On the 3rd of July 2019, a passenger train fatally injured two track workers and almost came close to injuring a third, while they were carrying out maintenance work. The driver made an emergency brake nine seconds before the accident and continued to sound the train’s horn. Unfortunately, the track workers were struck by the train at the speed of 50 mph(80 kilometres an hour). The track workers were working on a line that was open to traffic, without being appointed lookouts to warn them of approaching trains.
They were carrying out maintenance work which they did not know was unnecessary. As all three workers were wearing ear defenders and focused on the task, they were not aware of the approaching train until it was too late. The controller of site safety had proposed to implement a system of work, but it was not adopted. As the workers proceeded with alternative arrangements it became less safe which created conditions for the accident to happen.
Several factors were found in the investigation such as the way the safe system of work was planned and authorised, the work itself, the implementation plan on-site and the lack of effective challenge by colleagues on-site when the safety of the system of work deteriorated.

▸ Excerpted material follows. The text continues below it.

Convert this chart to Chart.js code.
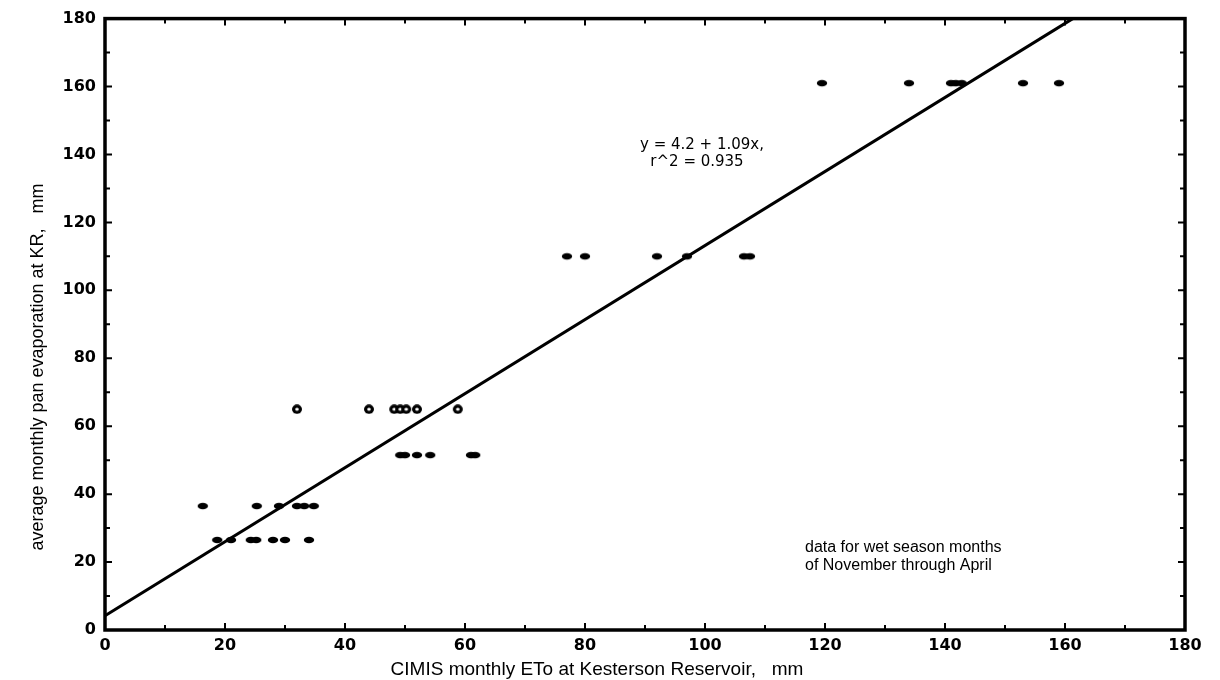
<!DOCTYPE html>
<html>
<head>
<meta charset="utf-8">
<script src="https://cdn.jsdelivr.net/npm/chart.js@4.4.1/dist/chart.umd.min.js"></script>
<style>
  html, body { margin: 0; padding: 0; background: #fff; }
  #wrap { width: 1220px; height: 680px; position: relative; }
</style>
</head>
<body>
<div id="wrap"><canvas id="chart"></canvas></div>
<script>
// Average monthly pan evaporation at KR (one level per wet-season month)
const panMonthly = [26.5, 36.5, 51.5, 65, 110, 161];

// CIMIS monthly ETo values for each month level
const etoMonth1 = [18.7, 21.0, 24.3, 25.2, 28.0, 30.0, 34.0];
const etoMonth2 = [16.3, 25.3, 29.0, 32.0, 33.2, 34.8];
const etoMonth3 = [49.2, 50.0, 52.0, 54.2, 61.0, 61.7];
const etoMonth4 = [32.0, 44.0, 48.2, 49.2, 50.2, 52.0, 58.8];
const etoMonth5 = [77.0, 80.0, 92.0, 97.0, 106.5, 107.5];
const etoMonth6 = [119.5, 134.0, 141.0, 141.8, 142.8, 153.0, 159.0];

// fitted regression
const intercept = 4.2;
const slope = 1.09;

const xTicks = [0, 20, 40, 60, 80, 100, 120, 140, 160, 180];
const yTicks = [0, 20, 40, 60, 80, 100, 120, 140, 160, 180];

const etoGroups = [etoMonth1, etoMonth2, etoMonth3, etoMonth4, etoMonth5, etoMonth6];

function makeDot(ring) {
    const c = document.createElement('canvas');
    c.width = 12; c.height = 10;
    const g = c.getContext('2d');
    g.fillStyle = '#000';
    g.beginPath();
    if (ring) {
        g.ellipse(6, 5, 5, 4.7, 0, 0, Math.PI * 2);
        g.fill();
        g.fillStyle = '#fff';
        g.beginPath();
        g.ellipse(6, 5, 1.8, 1.6, 0, 0, Math.PI * 2);
    } else {
        g.ellipse(6, 5, 5.2, 3.3, 0, 0, Math.PI * 2);
    }
    g.fill();
    return c;
}
const solidDot = makeDot(false);
const ringDot = makeDot(true);

const scatterSets = etoGroups.map(function(group, i) {
    return {
        type: 'scatter',
        data: group.map(x => ({ x: x, y: panMonthly[i] })),
        pointStyle: i === 3 ? ringDot : solidDot,
        pointRadius: 5,
        order: 2
    };
});

const xEnd = (180 - intercept) / slope;
const fitLine = {
    type: 'line',
    data: [{ x: 0, y: intercept }, { x: xEnd, y: intercept + slope * xEnd }],
    borderColor: '#000',
    borderWidth: 3,
    pointRadius: 0,
    fill: false,
    order: 1
};

// frame, inward ticks and text notes
const decorPlugin = {
    id: 'decor',
    afterDatasetsDraw(chart) {
        const ctx = chart.ctx;
        const a = chart.chartArea;
        const xs = chart.scales.x, ys = chart.scales.y;
        ctx.save();
        ctx.strokeStyle = '#000';
        ctx.lineWidth = 2;
        for (let v = 10; v < 180; v += 10) {
            const len = v % 20 === 0 ? 7 : 5;
            const px = xs.getPixelForValue(v);
            const py = ys.getPixelForValue(v);
            ctx.beginPath();
            ctx.moveTo(px, a.bottom); ctx.lineTo(px, a.bottom - len);
            ctx.moveTo(px, a.top); ctx.lineTo(px, a.top + len);
            ctx.moveTo(a.left, py); ctx.lineTo(a.left + len, py);
            ctx.moveTo(a.right, py); ctx.lineTo(a.right - len, py);
            ctx.stroke();
        }
        ctx.lineWidth = 3.5;
        ctx.strokeRect(a.left, a.top, a.right - a.left, a.bottom - a.top);

        ctx.fillStyle = '#000';
        ctx.font = '15px "DejaVu Sans", sans-serif';
        ctx.textAlign = 'center';
        ctx.textBaseline = 'middle';
        ctx.fillText('y = 4.2 + 1.09x,', 702, 145);
        ctx.fillText('r^2 = 0.935', 697, 162);
        ctx.font = '16px "Liberation Sans", Arial, sans-serif';
        ctx.textAlign = 'left';
        ctx.fillText('data for wet season months', 805, 548);
        ctx.fillText('of November through April', 805, 566);

        ctx.font = '19px "Liberation Sans", Arial, sans-serif';
        ctx.textAlign = 'center';
        ctx.fillText('CIMIS monthly ETo at Kesterson Reservoir,   mm', 597, 670);
        ctx.font = '18px "Liberation Sans", Arial, sans-serif';
        ctx.translate(38, 367);
        ctx.rotate(-Math.PI / 2);
        ctx.fillText('average monthly pan evaporation at KR,   mm', 0, 0);
        ctx.restore();
    }
};

const tickFont = { family: '"DejaVu Sans", sans-serif', size: 16, weight: 'bold' };

new Chart(document.getElementById('chart'), {
    data: { datasets: scatterSets.concat([fitLine]) },
    options: {
        responsive: true,
        maintainAspectRatio: false,
        animation: false,
        layout: { padding: { left: 0, top: 18, right: 35, bottom: 0 } },
        plugins: {
            legend: { display: false },
            tooltip: { enabled: false }
        },
        scales: {
            x: {
                type: 'linear',
                min: 0, max: 180,
                afterFit(scale) { scale.height = 50; },
                afterBuildTicks(scale) { scale.ticks = xTicks.map(v => ({ value: v })); },
                grid: { display: false, drawTicks: false },
                border: { display: false },
                ticks: { color: '#000', font: tickFont, padding: 6, maxRotation: 0 }
            },
            y: {
                type: 'linear',
                min: 0, max: 180,
                afterFit(scale) { scale.width = 105; },
                afterBuildTicks(scale) { scale.ticks = yTicks.map(v => ({ value: v })); },
                grid: { display: false, drawTicks: false },
                border: { display: false },
                ticks: { color: '#000', font: tickFont, padding: 9 }
            }
        }
    },
    plugins: [decorPlugin]
});
</script>
</body>
</html>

RAIB identified four underlying factors why Network Rail had not created the conditions needed to achieve a significant and sustained improvement in track worker safety. The factors stated are over a period of many years, in which Network Rail had not adequately addressed the protection of track workers from moving trains.

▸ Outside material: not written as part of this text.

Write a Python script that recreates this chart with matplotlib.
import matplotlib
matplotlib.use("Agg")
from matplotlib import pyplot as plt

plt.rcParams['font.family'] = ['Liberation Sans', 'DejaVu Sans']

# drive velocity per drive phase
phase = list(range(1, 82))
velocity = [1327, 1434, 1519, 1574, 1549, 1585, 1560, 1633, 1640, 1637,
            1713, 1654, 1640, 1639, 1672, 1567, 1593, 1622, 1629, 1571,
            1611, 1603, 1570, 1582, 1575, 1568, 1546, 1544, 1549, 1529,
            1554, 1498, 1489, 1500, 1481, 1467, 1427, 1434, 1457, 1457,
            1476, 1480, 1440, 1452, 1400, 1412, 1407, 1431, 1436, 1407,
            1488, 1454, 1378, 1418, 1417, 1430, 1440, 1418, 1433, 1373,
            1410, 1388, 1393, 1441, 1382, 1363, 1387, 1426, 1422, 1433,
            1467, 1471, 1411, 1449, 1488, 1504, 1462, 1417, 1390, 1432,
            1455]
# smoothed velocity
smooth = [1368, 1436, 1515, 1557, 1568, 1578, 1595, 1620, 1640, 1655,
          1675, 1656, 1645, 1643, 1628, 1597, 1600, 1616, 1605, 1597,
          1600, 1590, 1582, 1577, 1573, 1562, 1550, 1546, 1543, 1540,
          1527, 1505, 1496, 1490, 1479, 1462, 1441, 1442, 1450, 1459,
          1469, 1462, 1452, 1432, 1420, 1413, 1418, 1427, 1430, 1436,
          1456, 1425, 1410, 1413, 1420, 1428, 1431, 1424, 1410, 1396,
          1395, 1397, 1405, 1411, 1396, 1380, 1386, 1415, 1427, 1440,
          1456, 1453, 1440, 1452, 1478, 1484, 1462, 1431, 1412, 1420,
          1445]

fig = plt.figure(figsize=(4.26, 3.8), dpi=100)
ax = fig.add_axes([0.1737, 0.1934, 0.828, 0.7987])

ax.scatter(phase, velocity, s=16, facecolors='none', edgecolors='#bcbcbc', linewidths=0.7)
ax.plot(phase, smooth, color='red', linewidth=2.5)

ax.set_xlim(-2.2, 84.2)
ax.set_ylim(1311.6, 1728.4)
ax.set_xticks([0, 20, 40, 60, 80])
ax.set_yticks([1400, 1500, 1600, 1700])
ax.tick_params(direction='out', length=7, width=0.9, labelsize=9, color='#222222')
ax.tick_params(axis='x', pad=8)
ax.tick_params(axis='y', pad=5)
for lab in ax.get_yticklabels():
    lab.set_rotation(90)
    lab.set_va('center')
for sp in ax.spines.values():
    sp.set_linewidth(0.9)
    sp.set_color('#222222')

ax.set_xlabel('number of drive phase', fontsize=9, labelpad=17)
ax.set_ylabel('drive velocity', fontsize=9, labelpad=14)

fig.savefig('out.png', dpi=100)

Network Rail might have focused on technological solutions but had not taken account of the people working on site. The safety management assurance system was not effective in identifying the full extent of unsafe working practices and did no trigger actions to address them. The need to take further actions to address track worker safety had been identified by Network rail, but the changes were not made prior to the accident at Margam.
Eleven recommendations were stated in the report and nine of them were addressed to Network Rail. Recommendations for improving its safe work, planning processes and the monitoring and supervision of maintenance stage. Renewing the focus on developing the safety behaviours for everyone involved in the front-line of track maintenance.
The recommendations to improve the safety reporting culture, assurance processes, quality of information available to senior management and processes for assessing the impact of changes to working practices of front-line staff. Establishment of an independent expert group to provide continuity of vision, guidance and challenge to its initiatives to improve track worker safety.
Furtherly, a recommendation for Network Rail, Department for Transport, Office of Rail and Road, railway stakeholders and transport authorities to investigate ways to optimise the balance between the need to operate train services and enabling safe track access for routine maintenance tasks. The final recommendation is addressed to the Rail Delivery group into researching the practicability of enabling train horns to automatically go off when the driver initiates an emergency brake.
RAIB covered two key point reminders, for staff to only carry out maintenance work on insulated tracks and companies to update staff on revised maintenance practices as railway assets are modernised.
“This accident has reinforced the need to find better ways to enable the safe maintenance of the railway infrastructure. The areas that need to be addressed to improve the safety of track workers have been repeatedly highlighted by 44 investigations carried out by RAIB over the last 14 years,” explains Simon French, Chief Inspector of Rail Accidents. “The most obvious need is for smart and accurate planning to reduce the frequency with which trains and workers come into close proximity, while also meeting the need for access to assets on an increasingly busy railway system.”
The Chief Inspector believes it is essential that Network Rail addresses the fundamental requirements highlighted by RAIB’s investigations over the years. “I remain hopeful that the rail industry will find a way to address these thorny and persistent issues. There is now a real sense that things must change,” emphasizes Mr French. “We’ve come a long way since the days when fatal accidents involving track workers were commonplace. However, it’s now time for some clear thinking on how best to further reduce the risk to our colleagues who inspect, maintain and renew the railway’s infrastructure.”